An inquest into the death of Belfast schoolboy Noah Donohoe has heard from the police officer who recovered his bicycle close to where he was last seen.
The PSNI officer denied that items of Noah's clothing were lost by police after they had been recovered following the teenager's disappearance.
The PSNI constable was giving evidence at the start of the fourth week of proceedings.
The 14-year-old disappeared in June 2020.
His body was found six days after he went missing, hundreds of metres into a storm drain, the entrance to which was close to where he was last seen.
A post-mortem established the cause of death as drowning.
Under cross-examination by a barrister for Noah's mother, Fiona, the officer denied that a less rigorous investigative approach had been taken because it was a missing person's case.
The inquest has already heard how Noah was spotted by several people riding his bicycle naked at Northwood Road in north Belfast on the evening of 21 June.
Earlier, he had told his mother, Fiona, he was going to meet two friends at Cave Hill.
The meet-up had been cancelled, but the teenager had not got the message.

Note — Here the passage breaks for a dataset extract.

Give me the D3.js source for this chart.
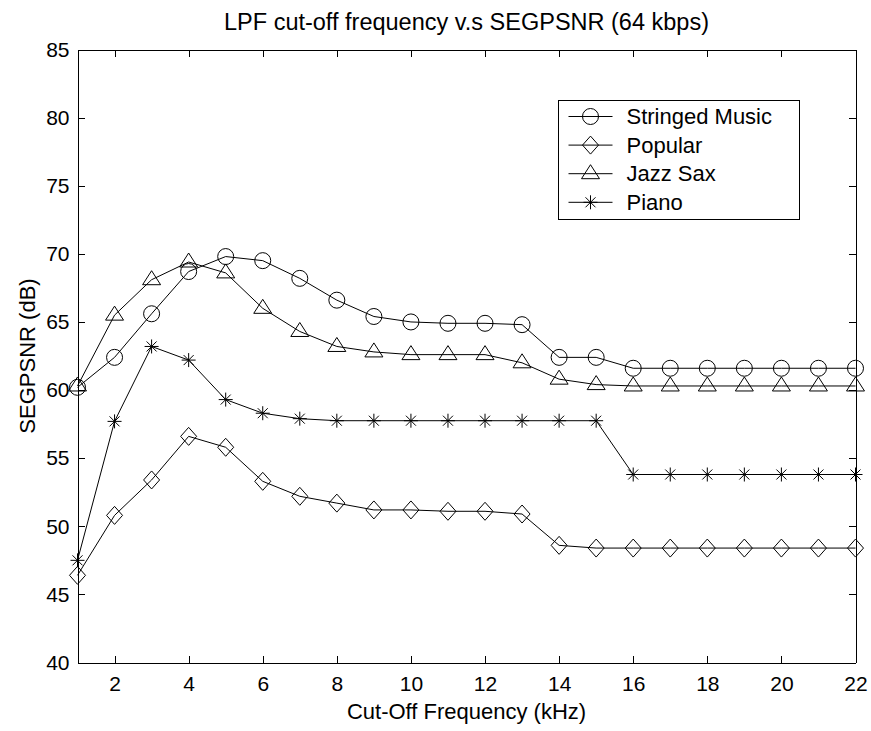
<!DOCTYPE html>
<meta charset="utf-8">
<style>
    body {
        margin: 0;
        background-color: #fff;
    }
    text {
        font-family: "Liberation Sans", Arial, sans-serif;
        fill: #000;
    }
    .axis path,
    .axis line {
        fill: none;
        stroke: #000;
        stroke-width: 1px;
        shape-rendering: crispEdges;
    }
    .line {
        fill: none;
        stroke: #000;
        stroke-width: 1px;
    }
    .marker {
        fill: none;
        stroke: #000;
        stroke-width: 1px;
    }
</style>
<body>
<svg width="871" height="731"></svg>
<script src="https://d3js.org/d3.v7.min.js"></script>
<script>
    // data
    var freq = [1, 2, 3, 4, 5, 6, 7, 8, 9, 10, 11, 12, 13, 14, 15, 16, 17, 18, 19, 20, 21, 22];
    var stringed = [60.2, 62.4, 65.6, 68.7, 69.8, 69.5, 68.2, 66.6, 65.4, 65.0, 64.9, 64.9, 64.8, 62.4, 62.4, 61.6, 61.6, 61.6, 61.6, 61.6, 61.6, 61.6];
    var popular = [46.4, 50.8, 53.4, 56.6, 55.8, 53.3, 52.2, 51.7, 51.2, 51.2, 51.1, 51.1, 50.9, 48.6, 48.4, 48.4, 48.4, 48.4, 48.4, 48.4, 48.4, 48.4];
    var jazzSax = [60.3, 65.5, 68.1, 69.4, 68.6, 66.0, 64.3, 63.2, 62.8, 62.6, 62.6, 62.6, 62.0, 60.8, 60.4, 60.3, 60.3, 60.3, 60.3, 60.3, 60.3, 60.3];
    var piano = [47.5, 57.7, 63.2, 62.2, 59.3, 58.3, 57.9, 57.75, 57.75, 57.75, 57.75, 57.75, 57.75, 57.75, 57.75, 53.8, 53.8, 53.8, 53.8, 53.8, 53.8, 53.8];
    var seriesNames = ["Stringed Music", "Popular", "Jazz Sax", "Piano"];
    var xTicks = [2, 4, 6, 8, 10, 12, 14, 16, 18, 20, 22];
    var yTicks = [40, 45, 50, 55, 60, 65, 70, 75, 80, 85];

    var series = [
        {name: seriesNames[0], values: stringed, marker: "circle"},
        {name: seriesNames[1], values: popular, marker: "diamond"},
        {name: seriesNames[2], values: jazzSax, marker: "triangle"},
        {name: seriesNames[3], values: piano, marker: "star"}
    ];

    var markerPath = {
        circle: "M8,0A8,8 0 1,1 -8,0A8,8 0 1,1 8,0Z",
        diamond: "M0,-9L8,0L0,9L-8,0Z",
        triangle: "M0,-9L9,5L-9,5Z",
        star: "M0,-7V7M-7,0H7M-5,-5L5,5M-5,5L5,-5"
    };

    var svg = d3.select("svg"),
        margin = {top: 49.5, left: 77.5},
        width = 778,
        height = 613;

    var x = d3.scaleLinear().domain([1, 22]).range([0, width]);
    var y = d3.scaleLinear().domain([40, 85]).range([height, 0]);

    var g = svg.append("g")
        .attr("transform", "translate(" + margin.left + "," + margin.top + ")");

    // axes, ticks pointing inward on all four sides
    g.append("g")
        .attr("class", "axis")
        .attr("transform", "translate(0," + height + ")")
        .call(d3.axisBottom(x).tickValues(xTicks).tickSizeInner(-7).tickSizeOuter(0).tickPadding(14));
    g.append("g")
        .attr("class", "axis")
        .call(d3.axisTop(x).tickValues(xTicks).tickSizeInner(-7).tickSizeOuter(0).tickFormat(""));
    g.append("g")
        .attr("class", "axis")
        .call(d3.axisLeft(y).tickValues(yTicks).tickSizeInner(-7).tickSizeOuter(0).tickPadding(8));
    g.append("g")
        .attr("class", "axis")
        .attr("transform", "translate(" + width + ",0)")
        .call(d3.axisRight(y).tickValues(yTicks).tickSizeInner(-7).tickSizeOuter(0).tickFormat(""));

    g.selectAll(".axis text")
        .style("font-size", "21px");
    g.selectAll(".axis").attr("font-family", null).attr("font-size", null);

    var line = d3.line()
        .x(function(d, i) { return x(freq[i]); })
        .y(function(d) { return y(d); });

    series.forEach(function(s) {
        g.append("path")
            .datum(s.values)
            .attr("class", "line")
            .attr("d", line);

        g.selectAll(null)
            .data(s.values)
            .enter().append("path")
            .attr("class", "marker")
            .attr("transform", function(d, i) { return "translate(" + x(freq[i]) + "," + y(d) + ")"; })
            .attr("d", markerPath[s.marker]);
    });

    // title and axis labels
    svg.append("text")
        .attr("x", margin.left + width / 2)
        .attr("y", 30)
        .attr("text-anchor", "middle")
        .style("font-size", "23.5px")
        .text("LPF cut-off frequency v.s SEGPSNR (64 kbps)");

    svg.append("text")
        .attr("x", margin.left + width / 2)
        .attr("y", 719)
        .attr("text-anchor", "middle")
        .style("font-size", "22px")
        .text("Cut-Off Frequency (kHz)");

    svg.append("text")
        .attr("transform", "translate(35," + (margin.top + height / 2) + ") rotate(-90)")
        .attr("text-anchor", "middle")
        .style("font-size", "22px")
        .text("SEGPSNR (dB)");

    // legend
    var legend = svg.append("g")
        .attr("transform", "translate(558.5,100.5)");

    legend.append("rect")
        .attr("width", 241)
        .attr("height", 119)
        .attr("fill", "#fff")
        .attr("stroke", "#000")
        .attr("shape-rendering", "crispEdges");

    var item = legend.selectAll(".item")
        .data(series)
        .enter().append("g")
        .attr("class", "item")
        .attr("transform", function(d, i) { return "translate(0," + (16 + i * 28.6) + ")"; });

    item.append("line")
        .attr("x1", 10)
        .attr("x2", 54)
        .attr("stroke", "#000");

    item.append("path")
        .attr("class", "marker")
        .attr("transform", "translate(32,0)")
        .attr("d", function(d) { return markerPath[d.marker]; });

    item.append("text")
        .attr("x", 68)
        .attr("dy", "0.35em")
        .style("font-size", "22px")
        .text(function(d) { return d.name; });
</script>
</body>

The inquest heard how he had cycled across the city that evening, at one point discarding possessions, including a laptop and eventually all his clothes.
The officer said if the remainder of Noah's clothes had been in the street, he would have found them.
He rejected a suggestion that they had been recovered but had been lost in the police exhibits system.
The officer said he had done everything that would have been expected, and there was nothing to suggest any crime had been committed.
He said he had not sealed the evidence bags the clothes had been placed in because he thought a dog unit might need access to them to assist with the search.
The PSNI constable told the inquest he was tasked the night after Noah went missing to check out a bicycle which had been found at Northwood Road, a cul-de-sac.
He spoke to several people in the street and fed back information that a teenager had been seen cycling naked in the area the previous evening.
He found the bicycle, which had been propped up against a wall, as well as a hoodie, shoes and a helmet at different points along the street.
The bike was seized, and the clothes were bagged.
Pictures of the bike and the helmet were emailed to a PSNI colleague in an attempt to get a confirmation that they belonged to Noah.
The constable said he and a fellow officer carried out a check for CCTV on houses along the street.
One homeowner told him she did not know how to review the CCTV camera on her house, and the officer said someone would return to speak to her husband when he came back.
He said he was not aware there was a second camera on the house, which was in the immediate area where Noah had last been seen.
Witness who saw boy cycling naked thought it was 'prank'
Earlier, a witness told the inquest into the death of Noah that he thought it was a "prank" when he saw the schoolboy cycling naked on the day he disappeared.
Connor McConnell told the hearing that he had been at his mother's partner's house on Sunday 21 June, 2020.
His statement, which was read to the jury, said: "While at the house, I was sat facing the living room window that looks out onto Northwood Road when I saw a male cycle past the window naked.
"I initially thought that this was a prank."
He said he had gone outside and saw items of clothing on the street.
A second statement read to the inquest said: "I told the police I had seen a nude male cycling up the street, and had observed his shoes neatly placed on the footpath and shorts and boxers looked like they had been stepped out of.
"These were also on the footpath, as were a T-shirt and hoodie, which I believed also belonged to the male."
Mr McConnell said he had later seen a dark car driving up the street and then saw two men talking at the top of the cul-de-sac.
He said he concluded this had nothing to do with the naked cyclist.
The audio of two phone calls the witness made to police on the Monday and Tuesday after Noah went missing were then played to the jury.
Mr McConnell told the inquest that he believed he had made three calls to the police, including two on the Sunday night.